Israeli book chain Steimatzky has dropped plans for an in-store promotion for the latest edition of French satirical magazine Charlie Hebdo, with a cartoon depicting the Prophet Mohammed, AFP reported on Saturday, citing local media.
Kol Yisrael radio said the chain had intended to hold a promotional event in a branch in the Tel Aviv area but later decided that orders for the issue — which has sparked sometimes deadly protests across the Muslim world — would now be taken only through its website.
The radio quoted the firm as saying it had not received threats or come under pressure but had changed its plans due to complaints from customers living far from the Tel Aviv area who would be unable to buy the magazine in person.
The Yedioth Ahronoth newspaper said the issue would go on sale on Monday and continue for as long as stocks last.
According to Kol Yisrael radio, purchases would be limited to two per customer due to limited supplies.
The magazine’s last edition, the first one published after its headquarters were targeted by Islamist terrorists, showed the Prophet Mohammed with a tear in his eye, under the headline "All is forgiven".
He holds a sign reading "Je suis Charlie", the slogan that has become a global rallying cry for those expressing sympathy for the victims and support for freedom of speech.
The Afghan Taliban condemned its publication of further Mohammed cartoons and praised the gunmen, saying they were "bringing the perpetrators of the obscene act to justice".
Angry opponents in countries from Pakistan and Turkey, the Philippines and Mauritania staged protests over the new cartoons.
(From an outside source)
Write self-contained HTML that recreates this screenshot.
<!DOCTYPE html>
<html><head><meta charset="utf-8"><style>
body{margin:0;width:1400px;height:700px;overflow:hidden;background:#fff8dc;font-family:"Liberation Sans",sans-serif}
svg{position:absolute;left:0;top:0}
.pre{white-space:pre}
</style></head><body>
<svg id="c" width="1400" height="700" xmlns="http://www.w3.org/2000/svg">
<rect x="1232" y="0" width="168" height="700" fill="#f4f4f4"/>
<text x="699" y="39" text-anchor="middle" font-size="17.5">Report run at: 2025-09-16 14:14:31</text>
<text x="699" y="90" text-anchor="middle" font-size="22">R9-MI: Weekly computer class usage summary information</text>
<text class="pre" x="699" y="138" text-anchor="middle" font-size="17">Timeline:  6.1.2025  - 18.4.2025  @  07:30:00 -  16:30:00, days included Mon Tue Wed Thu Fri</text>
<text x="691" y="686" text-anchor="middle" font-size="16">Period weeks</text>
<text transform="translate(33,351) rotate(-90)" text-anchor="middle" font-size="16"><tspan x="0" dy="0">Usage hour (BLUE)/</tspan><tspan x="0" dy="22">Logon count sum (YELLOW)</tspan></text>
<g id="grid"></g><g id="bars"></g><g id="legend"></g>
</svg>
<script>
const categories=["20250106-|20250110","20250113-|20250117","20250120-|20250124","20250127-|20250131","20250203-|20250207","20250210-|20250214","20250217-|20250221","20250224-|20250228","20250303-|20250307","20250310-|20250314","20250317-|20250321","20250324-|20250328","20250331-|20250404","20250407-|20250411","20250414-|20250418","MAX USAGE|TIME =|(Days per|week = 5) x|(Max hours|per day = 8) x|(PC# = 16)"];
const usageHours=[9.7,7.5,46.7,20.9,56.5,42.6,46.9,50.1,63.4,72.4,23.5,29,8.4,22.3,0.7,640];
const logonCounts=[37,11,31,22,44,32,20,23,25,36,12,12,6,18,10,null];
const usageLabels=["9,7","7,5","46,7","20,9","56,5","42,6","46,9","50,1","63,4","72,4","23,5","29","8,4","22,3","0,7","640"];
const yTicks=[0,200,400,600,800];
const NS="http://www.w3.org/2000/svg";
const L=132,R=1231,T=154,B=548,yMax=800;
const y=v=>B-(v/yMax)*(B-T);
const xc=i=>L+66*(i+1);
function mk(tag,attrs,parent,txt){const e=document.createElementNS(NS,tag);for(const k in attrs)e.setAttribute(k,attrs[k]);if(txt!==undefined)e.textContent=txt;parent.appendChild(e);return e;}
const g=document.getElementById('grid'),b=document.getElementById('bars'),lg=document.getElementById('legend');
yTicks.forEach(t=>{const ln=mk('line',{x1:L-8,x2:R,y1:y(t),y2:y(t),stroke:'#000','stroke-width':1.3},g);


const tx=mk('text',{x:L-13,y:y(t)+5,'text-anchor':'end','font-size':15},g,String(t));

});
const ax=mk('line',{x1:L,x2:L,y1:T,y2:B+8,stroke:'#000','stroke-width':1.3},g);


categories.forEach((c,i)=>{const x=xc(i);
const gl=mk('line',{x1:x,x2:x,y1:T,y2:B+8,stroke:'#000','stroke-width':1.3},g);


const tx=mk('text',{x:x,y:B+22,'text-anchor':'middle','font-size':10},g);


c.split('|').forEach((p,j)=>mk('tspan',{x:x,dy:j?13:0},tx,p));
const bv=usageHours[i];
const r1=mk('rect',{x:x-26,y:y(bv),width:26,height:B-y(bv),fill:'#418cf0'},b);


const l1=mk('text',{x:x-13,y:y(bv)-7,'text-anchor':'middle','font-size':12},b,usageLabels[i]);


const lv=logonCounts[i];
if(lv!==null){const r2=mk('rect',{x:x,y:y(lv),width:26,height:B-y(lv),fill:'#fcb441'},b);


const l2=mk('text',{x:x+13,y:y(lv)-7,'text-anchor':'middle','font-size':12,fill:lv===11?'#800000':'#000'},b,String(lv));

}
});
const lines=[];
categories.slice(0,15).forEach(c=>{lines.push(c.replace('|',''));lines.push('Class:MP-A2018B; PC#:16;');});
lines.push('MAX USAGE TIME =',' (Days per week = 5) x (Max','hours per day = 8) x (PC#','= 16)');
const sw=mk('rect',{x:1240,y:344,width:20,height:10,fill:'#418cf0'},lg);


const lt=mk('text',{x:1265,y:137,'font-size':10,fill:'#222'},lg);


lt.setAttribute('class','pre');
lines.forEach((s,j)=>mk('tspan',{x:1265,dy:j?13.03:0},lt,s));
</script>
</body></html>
A Turkish court ordered a block on websites featuring images of the cover, while Senegal said it was banning the dissemination of Charlie Hebdo and the French daily Liberation, which also put a cartoon of the Mohammed on the front page.
Yedioth Ahronoth quoted Arab MK Masoud Ganaim as warning Steimatzky and Prime Minister Binyamin Netanyahu that selling the cartoon issue could have grave consequences in Israel, where about 20 percent of the population is Arab, mostly Muslim, and religious passions run high.
"This is a very serious, dangerous and stupid step. This is not freedom of expression but a blow to the holy of holies of Muslims which will bring about anger among the Muslims and (other) Arabs in the country," he declared.